RHEINGOLD – O ROUBO DO SUCESSO (Rheingold)

Fatih Akin havia me chamado a atenção com seu suspense brutal e sujo O BAR LUVA DOURADA (2019) e aqui ele até parece brincar mais uma vez com o uso da violência de maneira muito interessante, mas, quando começa a ficar tudo muito parecido com os filmes de Guy Ritchie, este novo trabalho chega a incomodar, além de se estender além do necessário. O que achei mais interessante em RHEINGOLD – O ROUBO DO SUCESSO (2022) foi ver as histórias de sobrevivência do protagonista antes de se tornar rapper e também de seus pais, que enfrentaram regimes totalitários e teocráticos que os levaram à tortura.
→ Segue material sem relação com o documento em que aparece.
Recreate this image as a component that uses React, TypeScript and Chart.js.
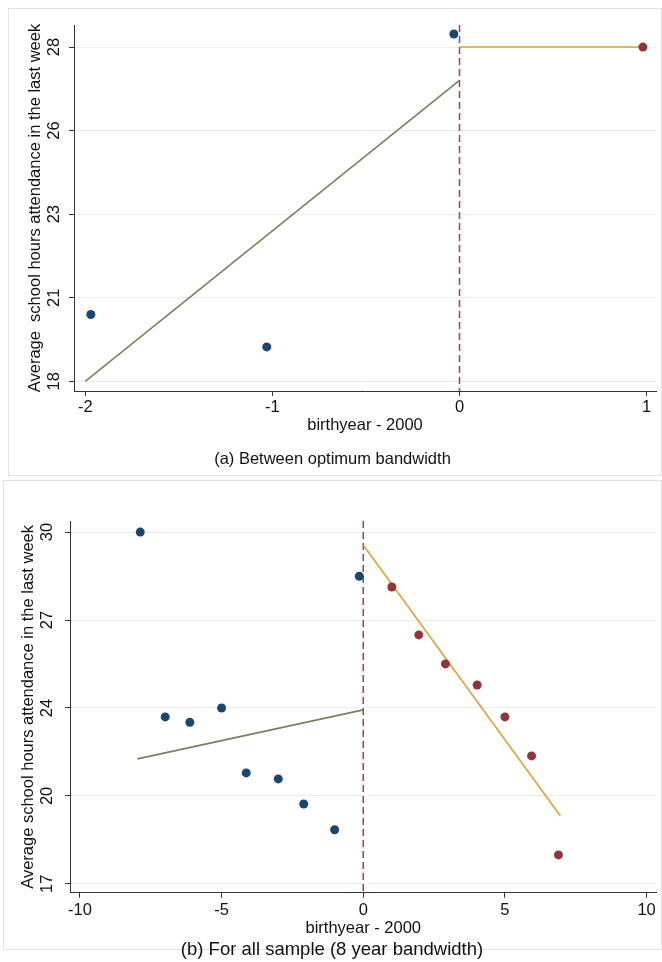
import React, { useEffect, useRef } from "react";
import { Chart, registerables } from "chart.js";
Chart.register(...registerables);

// ---------- Panel (a): between optimum bandwidth ----------
const aLeftX = [-1.97, -1.03, -0.03];
const aLeftY = [20.0, 19.03, 28.39];
const aRightX = [0.98];
const aRightY = [28.0];
const aFitLeftX = [-2, 0];
const aFitLeftY = [18.0, 27.0];
const aFitRightX = [0, 1];
const aFitRightY = [28.0, 28.0];
const aXTicks = [-2, -1, 0, 1];
const aYTicks = [18, 20.5, 23, 25.5, 28];
const aYTickLabels = ["18", "21", "23", "26", "28"];

// ---------- Panel (b): all sample (8 year bandwidth) ----------
const bLeftX = [-7.87, -6.99, -6.12, -5.0, -4.13, -3.0, -2.1, -1.01, -0.14];
const bLeftY = [30.0, 23.17, 22.97, 23.5, 21.1, 20.88, 19.95, 19.0, 28.37];
const bRightX = [1.01, 1.96, 2.9, 4.02, 5.0, 5.94, 6.89];
const bRightY = [27.97, 26.2, 25.13, 24.35, 23.17, 21.73, 18.07];
const bFitLeftX = [-7.97, 0];
const bFitLeftY = [21.62, 23.43];
const bFitRightX = [0, 6.96];
const bFitRightY = [29.52, 19.51];
const bXTicks = [-10, -5, 0, 5, 10];
const bYTicks = [17, 20.25, 23.5, 26.75, 30];
const bYTickLabels = ["17", "20", "24", "27", "30"];

const cutoff = 0;

const FONT = "'Liberation Sans', Arial, Helvetica, sans-serif";
const TXT = "#111111";
const AXIS = "#333333";
const GRID = "#ececec";
const BLUE = "#1a476f";
const RED = "#90353b";
const GREEN = "#75825c";
const ORANGE = "#dca238";
const DASH = "#9e3f5c";

const zip = (xs: number[], ys: number[]) => xs.map((x, i) => ({ x, y: ys[i] }));

const cutoffPlugin = {
  id: "cutoffLine",
  beforeDatasetsDraw(chart: any) {
    const { ctx, chartArea, scales } = chart;
    const px = scales.x.getPixelForValue(cutoff);
    ctx.save();
    ctx.strokeStyle = DASH;
    ctx.lineWidth = 1.5;
    ctx.setLineDash([7, 4]);
    ctx.beginPath();
    ctx.moveTo(px, chartArea.top);
    ctx.lineTo(px, chartArea.bottom);
    ctx.stroke();
    ctx.restore();
  },
};

type PanelCfg = {
  lx: number[]; ly: number[]; rx: number[]; ry: number[];
  flx: number[]; fly: number[]; frx: number[]; fry: number[];
  xTicks: number[]; yTicks: number[]; yLabels: string[];
  xMin: number; xMax: number; yMin: number; yMax: number;
  padding: { top: number; left: number; right: number; bottom: number };
  xHeight: number; xTickPad: number; xTitlePadB: number;
  yWidth: number; yTickPad: number; yTitlePadT: number;
  yTitle: string; caption: string; capSize: number;
};

function makeChart(canvas: HTMLCanvasElement, p: PanelCfg) {
  const font = { family: FONT, size: 16.5, weight: "normal" as const };
  return new Chart(canvas, {
    type: "scatter",
    data: {
      datasets: [
        { data: zip(p.lx, p.ly), backgroundColor: BLUE, borderColor: BLUE, pointRadius: 4.5, borderWidth: 0 },
        { data: zip(p.rx, p.ry), backgroundColor: RED, borderColor: RED, pointRadius: 4.5, borderWidth: 0 },
        { data: zip(p.flx, p.fly), showLine: true, borderColor: GREEN, borderWidth: 1.6, pointRadius: 0 },
        { data: zip(p.frx, p.fry), showLine: true, borderColor: ORANGE, borderWidth: 1.6, pointRadius: 0 },
      ] as any,
    },
    options: {
      responsive: false,
      animation: false,
      devicePixelRatio: 1,
      layout: { padding: p.padding },
      plugins: {
        legend: { display: false },
        tooltip: { enabled: false },
        title: {
          display: true,
          position: "bottom",
          text: p.caption,
          color: TXT,
          font: { family: FONT, size: p.capSize, weight: "normal" },
          padding: { top: 0, bottom: 0 },
        },
      },
      scales: {
        x: {
          type: "linear",
          min: p.xMin,
          max: p.xMax,
          afterBuildTicks: (s: any) => { s.ticks = p.xTicks.map((v) => ({ value: v })); },
          afterFit: (s: any) => { s.height = p.xHeight; s.paddingLeft = 0; s.paddingRight = 0; },
          ticks: { font, color: TXT, padding: p.xTickPad, callback: (v: any) => String(v), maxRotation: 0, minRotation: 0 },
          grid: { display: true, drawOnChartArea: false, drawTicks: true, tickLength: 5, tickColor: AXIS, color: AXIS },
          border: { display: true, color: AXIS, width: 1 },
          title: { display: true, text: "birthyear - 2000", font, color: TXT, padding: { top: 0, bottom: p.xTitlePadB } },
        },
        y: {
          type: "linear",
          min: p.yMin,
          max: p.yMax,
          afterBuildTicks: (s: any) => { s.ticks = p.yTicks.map((v) => ({ value: v })); },
          afterFit: (s: any) => { s.width = p.yWidth; s.paddingTop = 0; s.paddingBottom = 0; },
          ticks: {
            font, color: TXT, padding: p.yTickPad, minRotation: 90, maxRotation: 90, crossAlign: "center",
            callback: (_v: any, i: number) => p.yLabels[i],
          },
          grid: { display: true, drawOnChartArea: true, drawTicks: true, tickLength: 5, tickColor: AXIS, color: GRID, lineWidth: 1 },
          border: { display: true, color: AXIS, width: 1 },
          title: { display: true, text: p.yTitle, font, color: TXT, padding: { top: p.yTitlePadT, bottom: 0 } },
        },
      },
    } as any,
    plugins: [cutoffPlugin],
  });
}

const panelA: PanelCfg = {
  lx: aLeftX, ly: aLeftY, rx: aRightX, ry: aRightY,
  flx: aFitLeftX, fly: aFitLeftY, frx: aFitRightX, fry: aFitRightY,
  xTicks: aXTicks, yTicks: aYTicks, yLabels: aYTickLabels,
  xMin: -2.06, xMax: 1.05, yMin: 17.71, yMax: 28.66,
  padding: { top: 16, left: 0, right: 5, bottom: 6.1 },
  xHeight: 58.1, xTickPad: 2, xTitlePadB: 14.2,
  yWidth: 65, yTickPad: 5.6, yTitlePadT: 16.1,
  yTitle: "Average  school hours attendance in the last week",
  caption: "(a) Between optimum bandwidth", capSize: 16.5,
};

const panelB: PanelCfg = {
  lx: bLeftX, ly: bLeftY, rx: bRightX, ry: bRightY,
  flx: bFitLeftX, fly: bFitLeftY, frx: bFitRightX, fry: bFitRightY,
  xTicks: bXTicks, yTicks: bYTicks, yLabels: bYTickLabels,
  xMin: -10.35, xMax: 10.35, yMin: 16.67, yMax: 30.41,
  padding: { top: 40, left: 0, right: 1, bottom: 0 },
  xHeight: 46, xTickPad: 3, xTitlePadB: 0,
  yWidth: 66, yTickPad: 8.3, yTitlePadT: 14.6,
  yTitle: "Average school hours attendance in the last week",
  caption: "(b) For all sample (8 year bandwidth)", capSize: 18.5,
};

function Panel({ cfg, left, top, width, height }: { cfg: PanelCfg; left: number; top: number; width: number; height: number }) {
  const ref = useRef<HTMLCanvasElement>(null);
  useEffect(() => {
    if (!ref.current) return;
    const chart = makeChart(ref.current, cfg);
    return () => chart.destroy();
  }, [cfg]);
  return (
    <canvas
      ref={ref}
      width={width}
      height={height}
      style={{ position: "absolute", left, top, width, height, display: "block" }}
    />
  );
}

export default function App() {
  return (
    <div style={{ position: "absolute", left: 0, top: 0, width: 662, height: 962, overflow: "hidden", background: "#ffffff" }}>
      <div style={{ position: "absolute", left: 8, top: 8, width: 654, height: 468, border: "1px solid #e2e2e2", boxSizing: "border-box" }} />
      <div style={{ position: "absolute", left: 3, top: 480, width: 659, height: 470, border: "1px solid #e2e2e2", boxSizing: "border-box" }} />
      <Panel cfg={panelA} left={9} top={9} width={652} height={466} />
      <Panel cfg={panelB} left={4} top={481} width={657} height={480} />
    </div>
  );
}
Memorável a cena da mãe de Xatar dando à luz numa caverna cheia de morcegos, por exemplo. Akin parece perder o interesse por seu próprio filme quando resolve fazer uma biopic bem tradicional de alguém que se torna um músico de sucesso. Depois disso, tudo de bom que havia visto então (adoro as cenas de vingança de Xatar a seus algozes nas ruas) acaba ficando quase esquecido.